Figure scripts
****************

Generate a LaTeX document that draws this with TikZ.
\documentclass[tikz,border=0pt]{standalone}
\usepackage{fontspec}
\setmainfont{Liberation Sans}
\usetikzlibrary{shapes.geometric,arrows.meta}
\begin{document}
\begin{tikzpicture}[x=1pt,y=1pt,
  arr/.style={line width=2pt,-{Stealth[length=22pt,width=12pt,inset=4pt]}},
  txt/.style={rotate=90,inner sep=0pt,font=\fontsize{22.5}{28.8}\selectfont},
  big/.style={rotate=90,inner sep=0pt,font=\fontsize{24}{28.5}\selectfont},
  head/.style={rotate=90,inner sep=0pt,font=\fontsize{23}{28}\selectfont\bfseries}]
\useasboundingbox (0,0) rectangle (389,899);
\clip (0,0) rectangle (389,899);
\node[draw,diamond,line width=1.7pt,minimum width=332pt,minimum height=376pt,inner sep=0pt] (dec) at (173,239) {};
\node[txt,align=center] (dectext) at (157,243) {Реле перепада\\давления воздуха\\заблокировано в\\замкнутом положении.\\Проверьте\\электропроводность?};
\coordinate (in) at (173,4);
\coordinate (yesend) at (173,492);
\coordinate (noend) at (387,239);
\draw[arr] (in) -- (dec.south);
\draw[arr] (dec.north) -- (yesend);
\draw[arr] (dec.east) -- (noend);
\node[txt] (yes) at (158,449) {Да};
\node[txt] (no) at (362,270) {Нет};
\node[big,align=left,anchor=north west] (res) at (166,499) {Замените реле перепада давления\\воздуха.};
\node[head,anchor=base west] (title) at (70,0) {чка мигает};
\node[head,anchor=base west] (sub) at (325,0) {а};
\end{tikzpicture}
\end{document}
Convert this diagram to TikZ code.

****************

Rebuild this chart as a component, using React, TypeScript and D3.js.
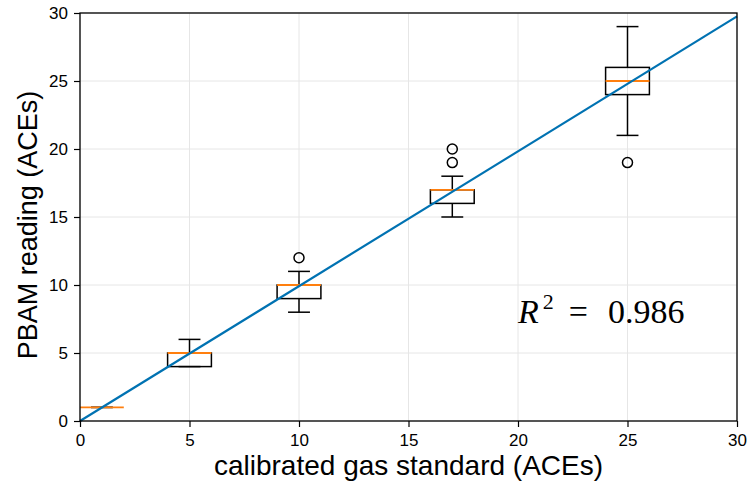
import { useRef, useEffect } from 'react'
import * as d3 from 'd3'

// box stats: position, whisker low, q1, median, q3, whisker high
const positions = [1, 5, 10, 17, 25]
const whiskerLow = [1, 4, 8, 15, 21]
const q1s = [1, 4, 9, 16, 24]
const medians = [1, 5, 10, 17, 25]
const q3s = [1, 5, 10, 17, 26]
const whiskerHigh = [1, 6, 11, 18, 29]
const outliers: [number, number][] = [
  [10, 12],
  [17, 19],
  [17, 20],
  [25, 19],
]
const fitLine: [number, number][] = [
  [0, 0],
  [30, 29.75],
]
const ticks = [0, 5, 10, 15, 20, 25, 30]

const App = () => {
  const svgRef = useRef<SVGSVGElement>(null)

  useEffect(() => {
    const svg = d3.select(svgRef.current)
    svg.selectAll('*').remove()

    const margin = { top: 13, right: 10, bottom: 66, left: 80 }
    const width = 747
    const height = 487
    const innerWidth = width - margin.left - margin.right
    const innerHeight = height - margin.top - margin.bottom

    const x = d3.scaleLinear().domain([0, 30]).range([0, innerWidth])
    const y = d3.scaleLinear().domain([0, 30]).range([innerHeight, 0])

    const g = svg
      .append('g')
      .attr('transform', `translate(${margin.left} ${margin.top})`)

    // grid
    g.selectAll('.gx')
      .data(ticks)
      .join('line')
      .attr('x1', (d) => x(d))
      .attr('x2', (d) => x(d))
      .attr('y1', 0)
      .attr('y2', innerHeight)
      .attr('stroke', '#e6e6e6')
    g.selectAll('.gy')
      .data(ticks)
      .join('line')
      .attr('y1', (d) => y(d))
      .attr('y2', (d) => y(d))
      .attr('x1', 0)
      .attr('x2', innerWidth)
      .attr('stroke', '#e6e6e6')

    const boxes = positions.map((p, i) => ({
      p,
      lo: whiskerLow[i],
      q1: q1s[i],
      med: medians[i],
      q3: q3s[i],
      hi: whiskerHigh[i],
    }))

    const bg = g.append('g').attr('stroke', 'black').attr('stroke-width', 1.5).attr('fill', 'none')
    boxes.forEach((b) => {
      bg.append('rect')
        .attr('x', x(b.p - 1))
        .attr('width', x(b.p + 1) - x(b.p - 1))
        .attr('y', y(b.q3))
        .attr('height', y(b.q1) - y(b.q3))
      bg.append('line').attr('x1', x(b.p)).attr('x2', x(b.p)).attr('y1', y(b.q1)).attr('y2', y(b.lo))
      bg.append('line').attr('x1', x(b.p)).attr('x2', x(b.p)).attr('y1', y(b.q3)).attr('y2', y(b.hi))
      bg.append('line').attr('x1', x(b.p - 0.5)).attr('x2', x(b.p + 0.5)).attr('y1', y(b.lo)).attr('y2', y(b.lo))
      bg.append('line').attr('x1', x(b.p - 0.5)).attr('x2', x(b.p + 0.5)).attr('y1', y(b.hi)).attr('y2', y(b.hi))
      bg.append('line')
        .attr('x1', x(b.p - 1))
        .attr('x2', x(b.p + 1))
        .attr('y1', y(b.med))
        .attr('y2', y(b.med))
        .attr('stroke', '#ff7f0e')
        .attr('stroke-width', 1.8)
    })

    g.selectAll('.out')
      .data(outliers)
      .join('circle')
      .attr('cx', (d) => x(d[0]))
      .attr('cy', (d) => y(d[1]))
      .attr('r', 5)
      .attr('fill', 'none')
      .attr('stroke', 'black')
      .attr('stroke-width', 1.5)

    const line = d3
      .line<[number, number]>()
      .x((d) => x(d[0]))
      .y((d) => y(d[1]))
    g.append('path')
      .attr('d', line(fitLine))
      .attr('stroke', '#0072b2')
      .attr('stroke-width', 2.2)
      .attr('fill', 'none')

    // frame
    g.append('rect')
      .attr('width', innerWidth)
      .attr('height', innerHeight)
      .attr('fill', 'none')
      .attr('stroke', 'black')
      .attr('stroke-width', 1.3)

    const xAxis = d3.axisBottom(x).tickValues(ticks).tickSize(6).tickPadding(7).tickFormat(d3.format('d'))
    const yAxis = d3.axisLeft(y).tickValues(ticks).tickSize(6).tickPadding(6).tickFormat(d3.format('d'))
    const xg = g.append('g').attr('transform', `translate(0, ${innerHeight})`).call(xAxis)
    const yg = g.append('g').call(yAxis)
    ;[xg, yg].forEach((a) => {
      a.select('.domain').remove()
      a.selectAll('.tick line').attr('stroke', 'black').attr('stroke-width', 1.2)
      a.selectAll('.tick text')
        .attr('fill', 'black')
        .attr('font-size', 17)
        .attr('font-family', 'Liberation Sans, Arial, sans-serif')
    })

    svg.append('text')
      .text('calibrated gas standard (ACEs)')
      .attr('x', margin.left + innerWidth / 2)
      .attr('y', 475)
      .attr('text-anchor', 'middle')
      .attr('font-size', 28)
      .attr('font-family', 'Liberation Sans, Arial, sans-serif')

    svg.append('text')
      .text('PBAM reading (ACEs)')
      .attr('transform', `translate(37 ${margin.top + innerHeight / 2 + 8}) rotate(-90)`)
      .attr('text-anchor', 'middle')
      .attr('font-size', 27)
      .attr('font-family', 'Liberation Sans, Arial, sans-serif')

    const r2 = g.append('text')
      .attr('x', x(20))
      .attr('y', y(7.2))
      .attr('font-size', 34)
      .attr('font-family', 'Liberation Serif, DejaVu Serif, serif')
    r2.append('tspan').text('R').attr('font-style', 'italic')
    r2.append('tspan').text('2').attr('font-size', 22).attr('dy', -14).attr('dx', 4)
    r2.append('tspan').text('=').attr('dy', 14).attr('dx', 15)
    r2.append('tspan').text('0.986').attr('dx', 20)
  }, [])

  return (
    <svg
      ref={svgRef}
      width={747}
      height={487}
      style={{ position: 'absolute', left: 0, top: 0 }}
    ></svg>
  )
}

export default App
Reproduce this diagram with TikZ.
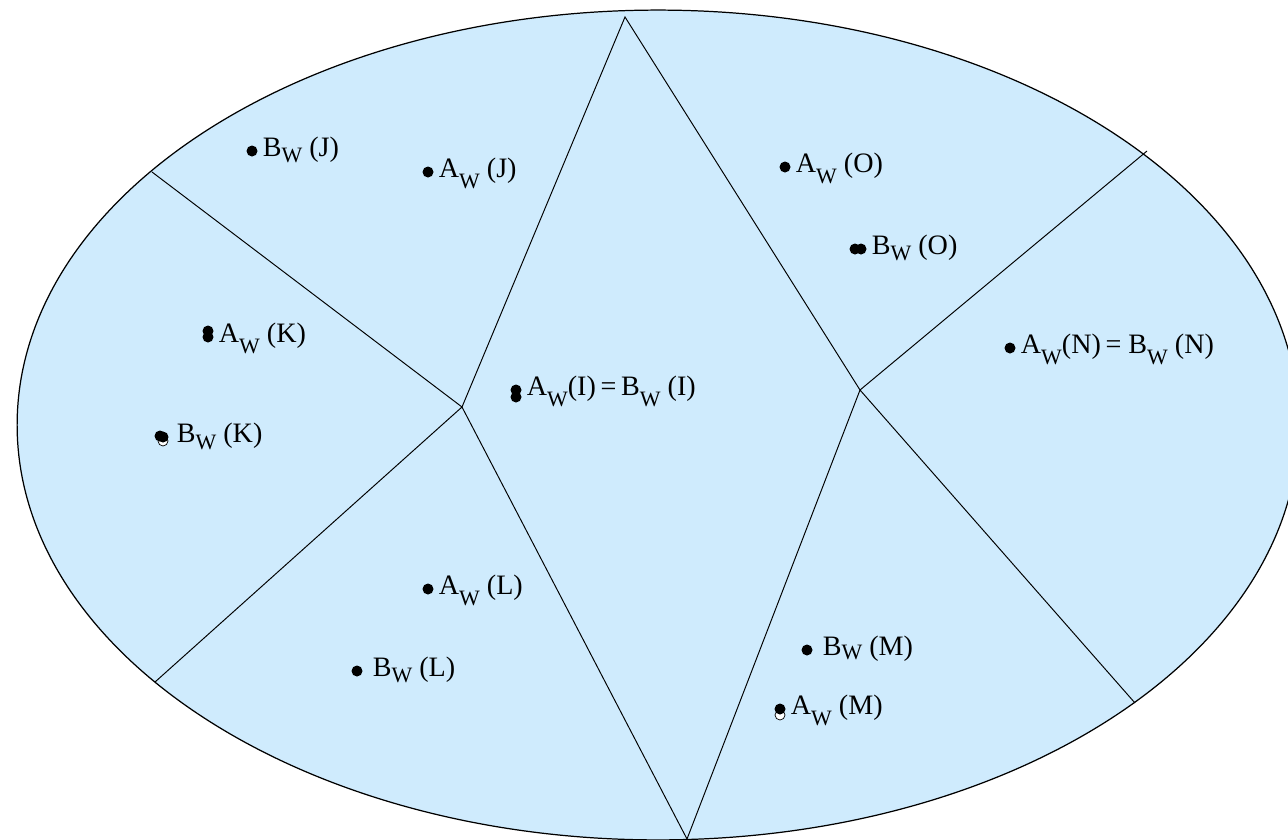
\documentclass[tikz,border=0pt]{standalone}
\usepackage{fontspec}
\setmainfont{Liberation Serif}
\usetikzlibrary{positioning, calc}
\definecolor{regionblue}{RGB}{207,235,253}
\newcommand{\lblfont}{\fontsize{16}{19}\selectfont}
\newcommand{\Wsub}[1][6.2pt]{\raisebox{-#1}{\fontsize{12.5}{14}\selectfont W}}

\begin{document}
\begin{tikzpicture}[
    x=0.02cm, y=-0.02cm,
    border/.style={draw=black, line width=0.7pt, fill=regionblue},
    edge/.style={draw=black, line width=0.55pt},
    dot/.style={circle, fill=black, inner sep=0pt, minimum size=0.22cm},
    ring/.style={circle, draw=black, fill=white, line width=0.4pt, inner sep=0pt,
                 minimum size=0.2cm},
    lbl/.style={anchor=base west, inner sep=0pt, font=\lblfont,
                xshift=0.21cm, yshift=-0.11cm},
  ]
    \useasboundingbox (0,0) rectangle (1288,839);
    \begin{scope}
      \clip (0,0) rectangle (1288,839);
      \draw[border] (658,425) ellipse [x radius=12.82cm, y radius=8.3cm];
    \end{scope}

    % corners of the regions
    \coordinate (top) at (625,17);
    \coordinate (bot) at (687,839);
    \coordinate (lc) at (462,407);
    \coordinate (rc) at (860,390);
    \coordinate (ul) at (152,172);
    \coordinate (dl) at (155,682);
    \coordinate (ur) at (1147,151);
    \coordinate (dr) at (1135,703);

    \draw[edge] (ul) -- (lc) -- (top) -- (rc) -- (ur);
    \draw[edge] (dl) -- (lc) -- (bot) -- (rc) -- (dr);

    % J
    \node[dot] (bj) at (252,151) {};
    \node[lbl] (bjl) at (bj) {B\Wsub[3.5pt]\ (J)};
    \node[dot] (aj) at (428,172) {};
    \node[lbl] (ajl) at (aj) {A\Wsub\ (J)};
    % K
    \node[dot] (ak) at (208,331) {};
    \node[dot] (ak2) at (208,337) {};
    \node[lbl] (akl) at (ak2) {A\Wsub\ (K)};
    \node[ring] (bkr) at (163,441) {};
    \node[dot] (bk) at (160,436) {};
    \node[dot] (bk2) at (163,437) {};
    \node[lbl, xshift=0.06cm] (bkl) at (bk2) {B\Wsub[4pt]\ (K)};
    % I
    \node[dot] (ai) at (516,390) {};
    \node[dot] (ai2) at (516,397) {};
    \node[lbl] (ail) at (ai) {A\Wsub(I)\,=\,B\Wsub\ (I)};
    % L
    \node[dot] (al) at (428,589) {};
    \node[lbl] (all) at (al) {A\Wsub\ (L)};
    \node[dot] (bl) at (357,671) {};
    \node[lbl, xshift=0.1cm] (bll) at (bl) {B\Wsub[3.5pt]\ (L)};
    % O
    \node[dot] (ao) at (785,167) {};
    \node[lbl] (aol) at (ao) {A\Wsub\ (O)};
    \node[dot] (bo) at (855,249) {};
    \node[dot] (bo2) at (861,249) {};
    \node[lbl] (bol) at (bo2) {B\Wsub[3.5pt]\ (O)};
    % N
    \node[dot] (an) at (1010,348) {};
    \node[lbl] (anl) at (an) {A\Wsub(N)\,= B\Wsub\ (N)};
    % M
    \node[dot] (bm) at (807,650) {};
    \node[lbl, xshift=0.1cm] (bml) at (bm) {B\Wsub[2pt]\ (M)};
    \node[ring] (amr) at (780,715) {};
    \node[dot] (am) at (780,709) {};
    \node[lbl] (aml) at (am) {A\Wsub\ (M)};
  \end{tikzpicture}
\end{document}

****************

### Stated goal
The lines to print start at the line containing "Reproduce this diagram with TikZ." and end at the line containing "(bot) -- (rc) -- (dr);"; print them exactly, both ends included, and leave out every picture.

### Response
Reproduce this diagram with TikZ.
\documentclass[tikz,border=0pt]{standalone}
\usepackage{fontspec}
\setmainfont{Liberation Serif}
\usetikzlibrary{positioning, calc}
\definecolor{regionblue}{RGB}{207,235,253}
\newcommand{\lblfont}{\fontsize{16}{19}\selectfont}
\newcommand{\Wsub}[1][6.2pt]{\raisebox{-#1}{\fontsize{12.5}{14}\selectfont W}}

\begin{document}
\begin{tikzpicture}[
    x=0.02cm, y=-0.02cm,
    border/.style={draw=black, line width=0.7pt, fill=regionblue},
    edge/.style={draw=black, line width=0.55pt},
    dot/.style={circle, fill=black, inner sep=0pt, minimum size=0.22cm},
    ring/.style={circle, draw=black, fill=white, line width=0.4pt, inner sep=0pt,
                 minimum size=0.2cm},
    lbl/.style={anchor=base west, inner sep=0pt, font=\lblfont,
                xshift=0.21cm, yshift=-0.11cm},
  ]
    \useasboundingbox (0,0) rectangle (1288,839);
    \begin{scope}
      \clip (0,0) rectangle (1288,839);
      \draw[border] (658,425) ellipse [x radius=12.82cm, y radius=8.3cm];
    \end{scope}

    % corners of the regions
    \coordinate (top) at (625,17);
    \coordinate (bot) at (687,839);
    \coordinate (lc) at (462,407);
    \coordinate (rc) at (860,390);
    \coordinate (ul) at (152,172);
    \coordinate (dl) at (155,682);
    \coordinate (ur) at (1147,151);
    \coordinate (dr) at (1135,703);

    \draw[edge] (ul) -- (lc) -- (top) -- (rc) -- (ur);
    \draw[edge] (dl) -- (lc) -- (bot) -- (rc) -- (dr);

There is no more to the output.